Under the umbrella of the Cortez Habitat Restoration Project, the community of Cortez and FISH are partnering with the Southwest Water Management District, the Sarasota Bay National Estuary Program and Manatee County government on what will eventually be a $1 million expenditure. While the fishing festival only generates a fraction of that cost -- $500,000 has been spent to date -- every dime matters.
Manatee County is already blessed with a plethora of nature preserves, with the hugely popular Robinson Preserve in northwest Bradenton atop the list. The Resource Management Division maintains responsibility for habitat and wildlife management and public access on nearly 30,000 acres of conserved public land. The division's goal is to "conserve and protect" natural resources. We're lucky to live in a county that continues to add these public assets to our growing quality of life.
FISH's mission extends into research and collecting, preserving and interpreting the culture and folk-life of maritime communities and the commercial fisheries of Florida as well as promoting public awareness and support for the protection of marine resources and the fisheries industry.

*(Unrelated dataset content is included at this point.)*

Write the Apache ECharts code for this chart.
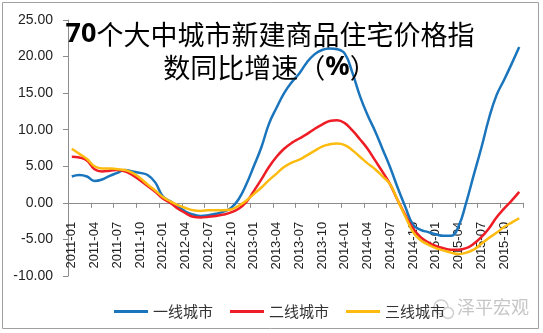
<!DOCTYPE html>
<html>
<head>
<meta charset="utf-8">
<script src="https://cdn.jsdelivr.net/npm/echarts@6/dist/echarts.min.js"></script>
<style>
  html, body { margin: 0; padding: 0; background: #fff; }
  #chart { width: 543px; height: 333px; }
</style>
</head>
<body>
<div id="chart"></div>
<script>
// Monthly categories 2011-01 .. 2015-12
const months = [];
for (let y = 2011; y <= 2015; y++) {
  for (let m = 1; m <= 12; m++) months.push(y + '-' + (m < 10 ? '0' + m : m));
}

const seriesNames = ['一线城市', '二线城市', '三线城市'];

// Year-on-year growth of new home prices, %
const tier1 = [3.6, 3.8, 3.6, 3.0, 3.2, 3.7, 4.1, 4.5, 4.3, 4.1, 3.8, 2.8,
  0.9, 0.2, -0.5, -1.2, -1.6, -1.8, -1.7, -1.5, -1.2, -0.7, 0.5, 2.5,
  5.0, 7.6, 10.8, 13.0, 15.0, 16.5, 17.7, 19.2, 20.3, 20.9, 21.1, 21.0,
  20.4, 17.8, 14.6, 12.0, 9.8, 7.3, 4.8, 2.0, -0.6, -3.0, -3.7, -4.0,
  -4.3, -4.5, -4.5, -3.2, 0.0, 3.8, 7.5, 11.5, 14.7, 16.8, 19.0, 21.3];

const tier2 = [6.3, 6.2, 5.8, 4.6, 4.3, 4.4, 4.5, 4.3, 3.8, 3.1, 2.3, 1.5,
  0.6, 0.0, -0.8, -1.4, -1.9, -2.0, -1.9, -1.8, -1.6, -1.3, -0.8, 0.1,
  1.6, 3.2, 4.9, 6.3, 7.4, 8.2, 8.8, 9.4, 10.1, 10.7, 11.2, 11.3,
  10.9, 9.9, 8.7, 7.4, 5.8, 4.2, 2.5, 0.3, -1.7, -3.5, -4.7, -5.4,
  -5.9, -6.2, -6.4, -6.4, -6.2, -5.6, -4.7, -3.5, -2.0, -0.8, 0.3, 1.5];

const tier3 = [7.4, 6.7, 6.0, 5.0, 4.7, 4.7, 4.6, 4.5, 4.1, 3.4, 2.5, 1.7,
  0.8, 0.2, -0.3, -0.7, -1.0, -1.1, -1.0, -1.0, -1.0, -0.9, -0.4, 0.3,
  1.2, 2.1, 3.1, 4.0, 4.9, 5.5, 5.9, 6.5, 7.1, 7.7, 8.0, 8.1,
  7.9, 7.2, 6.3, 5.4, 4.6, 3.6, 2.5, 0.3, -1.9, -4.0, -5.1, -5.7,
  -6.2, -6.5, -6.8, -7.0, -6.8, -6.4, -5.6, -4.8, -4.1, -3.3, -2.7, -2.1];

const yTicks = { min: -10, max: 25, interval: 5 };

const colors = ['#1a75bc', '#ee1c25', '#fdbb10'];

// Plot box in pixels
const W = 543, H = 333;
const gridBox = { left: 68, right: 20, top: 20, bottom: 57 };
const plotH = H - gridBox.top - gridBox.bottom;
// Category axis sits on the value 0 line, labels hang just below it
const zeroOffset = -((0 - yTicks.min) / (yTicks.max - yTicks.min)) * plotH;

const chart = echarts.init(document.getElementById('chart'), null, { renderer: 'canvas' });

const mkSeries = (name, data, color) => ({
  name: name,
  type: 'line',
  data: data,
  smooth: 0.45,
  showSymbol: false,
  symbol: 'none',
  lineStyle: { color: color, width: 2.5 },
  itemStyle: { color: color },
  animation: false
});

chart.setOption({
  animation: false,
  backgroundColor: '#fff',
  title: {
    text: '{b|70}个大中城市新建商品住宅价格指\n数同比增速（{b|%}）',
    left: 265,
    top: 13,
    textAlign: 'center',
    textStyle: {
      fontFamily: 'Noto Sans CJK SC',
      fontSize: 27,
      fontWeight: 'normal',
      color: '#000',
      lineHeight: 33,
      rich: {
        b: { fontFamily: 'Noto Sans', fontWeight: 'bold', fontSize: 27, color: '#000', lineHeight: 33 }
      }
    }
  },
  grid: {
    left: gridBox.left, right: gridBox.right, top: gridBox.top, bottom: gridBox.bottom,
    containLabel: false,
    outerBoundsMode: 'none'
  },
  legend: {
    data: seriesNames.map(n => ({ name: n, icon: 'rect' })),
    left: 109,
    top: 299,
    itemWidth: 34,
    itemHeight: 3,
    itemGap: 17,
    textStyle: { fontFamily: 'Noto Sans CJK SC', fontSize: 15, color: '#333' }
  },
  xAxis: {
    type: 'category',
    data: months,
    boundaryGap: true,
    position: 'bottom',
    offset: zeroOffset,
    axisLine: { onZero: false, lineStyle: { color: '#8c8c8c', width: 1 } },
    axisTick: { show: true, interval: 2, length: 5, lineStyle: { color: '#8c8c8c' } },
    axisLabel: {
      interval: 2,
      rotate: 90,
      margin: 19,
      fontFamily: 'Liberation Sans',
      fontSize: 13,
      color: '#222'
    },
    splitLine: { show: false }
  },
  yAxis: {
    type: 'value',
    min: yTicks.min,
    max: yTicks.max,
    interval: yTicks.interval,
    axisLine: { show: true, lineStyle: { color: '#8c8c8c', width: 1 } },
    axisTick: { show: true, length: 5, lineStyle: { color: '#8c8c8c' } },
    axisLabel: {
      formatter: v => v.toFixed(2),
      margin: 15,
      fontFamily: 'Liberation Sans',
      fontSize: 14,
      color: '#222'
    },
    splitLine: { show: false }
  },
  series: [
    mkSeries(seriesNames[0], tier1, colors[0]),
    mkSeries(seriesNames[1], tier2, colors[1]),
    mkSeries(seriesNames[2], tier3, colors[2])
  ],
  graphic: [
    {
      type: 'rect',
      shape: { x: 2.5, y: 2.5, width: 536, height: 326 },
      style: { fill: null, stroke: '#a0a0a0', lineWidth: 1 },
      silent: true
    },
    {
      type: 'circle',
      shape: { cx: 441, cy: 307, r: 7 },
      style: { fill: null, stroke: '#cfcfcf', lineWidth: 1.5 },
      silent: true
    },
    {
      type: 'circle',
      shape: { cx: 448, cy: 313, r: 5.5 },
      style: { fill: '#fff', stroke: '#cfcfcf', lineWidth: 1.5 },
      silent: true
    },
    {
      type: 'text',
      left: 457,
      top: 298,
      style: {
        text: '泽平宏观',
        fontFamily: 'Noto Sans CJK SC',
        fontSize: 18,
        fill: '#c6c6c6'
      },
      silent: true
    }
  ]
});
</script>
</body>
</html>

The organization also helps the Cortez Village Historical Society with the operation of free Florida Maritime Museum, appropriately housed in a historic 1912 schoolhouse which abuts the blooming preserve.
One of Florida's few remaining fishing villages, Cortez is all about preserving Old Florida. The preserve is a key piece of the puzzle, buffering the village from development to the east.
One of the world's most famous names in environmental protection and preservation, Cousteau, is well aware of the Cortez restoration project. Jean-Michel Cousteau, son of fabled ocean explorer Jacques Cousteau, called the effort "an important reminder of how vital the connection between humanity and nature is."
Well said. This entire community, not just Cortez, will benefit from this restoration. Consider your patronage of the fishing festival a part of this effort. And kudos to FISH for spearheading the project.